The book begins with the Confederate Congress's passage of the Partisan Ranger Act of 1862, which coincided with McNeill's service in the Missouri State Guard and his capture and imprisonment while a member of that force. According to the text, this stint in captivity did not stymie McNeill's willingness to fight for the Confederate cause, and after escaping and making his way to Virginia, he formed his partisan band, which could operate somewhat independently, though it did on occasion join other partisan groups and act as support for regular Confederate troops. From there, the book traces the exploits of McNeill's irregular band of Confederate fighters from small opportunistic seizures of Union hay wagons and stock to grander endeavors involving raids of towns and the demolition of bridges. The book's narrative builds, as did the partisan band's daring, to its highest point—a dramatic nighttime kidnapping of Union generals George Crook and Benjamin Kelley from their hotel beds in Cumberland, Maryland. The book closes with the band's hurried getaway after the kidnapping and a few minor final dustups until Robert E. Lee's surrender and the group's disbandment.

French draws from newspapers of the day, official government records, diaries, and a great many other sources to create an engaging episodic retelling of the actions of McNeill's Rangers, and he excels at providing the reader a lens into these skirmishes and maneuvers. In places, the reader nearly becomes a member of the partisans, but this engaging approach can be limiting. We see some, but perhaps not enough, of civilians' experiences with and reactions to this group, and many readers may complain about the book's rather quick discussion of the nature and merits of Confederate partisan bands in terms of their broader sociological or military implications. Moreover, while the book includes some of [End Page 1007]the opposition leveled by fellow Confederates, even by Lee, against McNeill, some readers might have hoped to see more. Perhaps this distanced view could have come at the book's end, which is engaging but seems hasty.

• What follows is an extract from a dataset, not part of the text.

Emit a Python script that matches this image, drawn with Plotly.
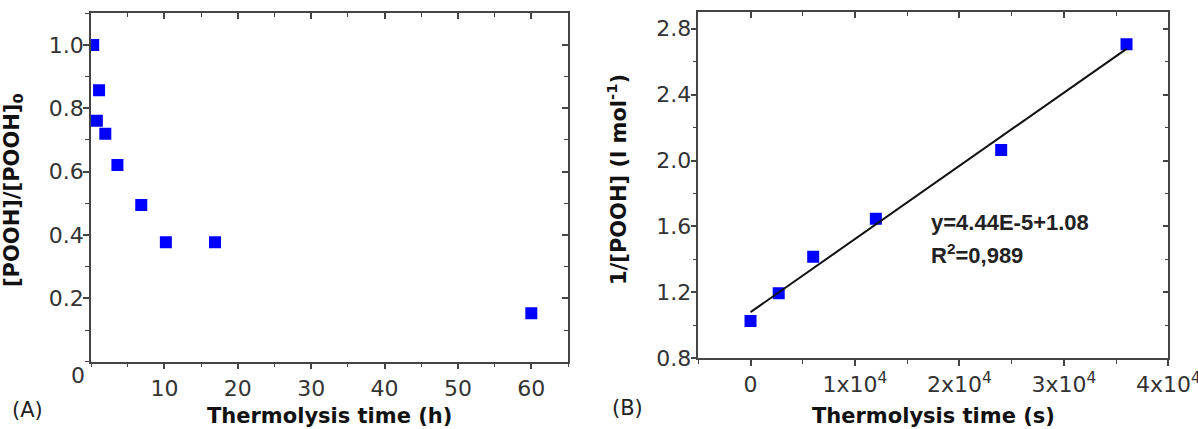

French strives to heighten the reputation of McNeill's Rangers to that of John Singleton Mosby's famous partisan group, at least in the minds of Civil War historians, but the book's primary goal is to supply a compelling book-length account of McNeill's understudied yet successful outfit. One can hardly argue that the book does not succeed in this goal. French presents his material in vivid detail, and the connections made between the band and the region's larger campaign mean the book would be engaging to those interested in the region and would be of use to those interested in general Civil War historiography. At the very least, the text builds a strong case that McNeill's Rangers warrant further attention.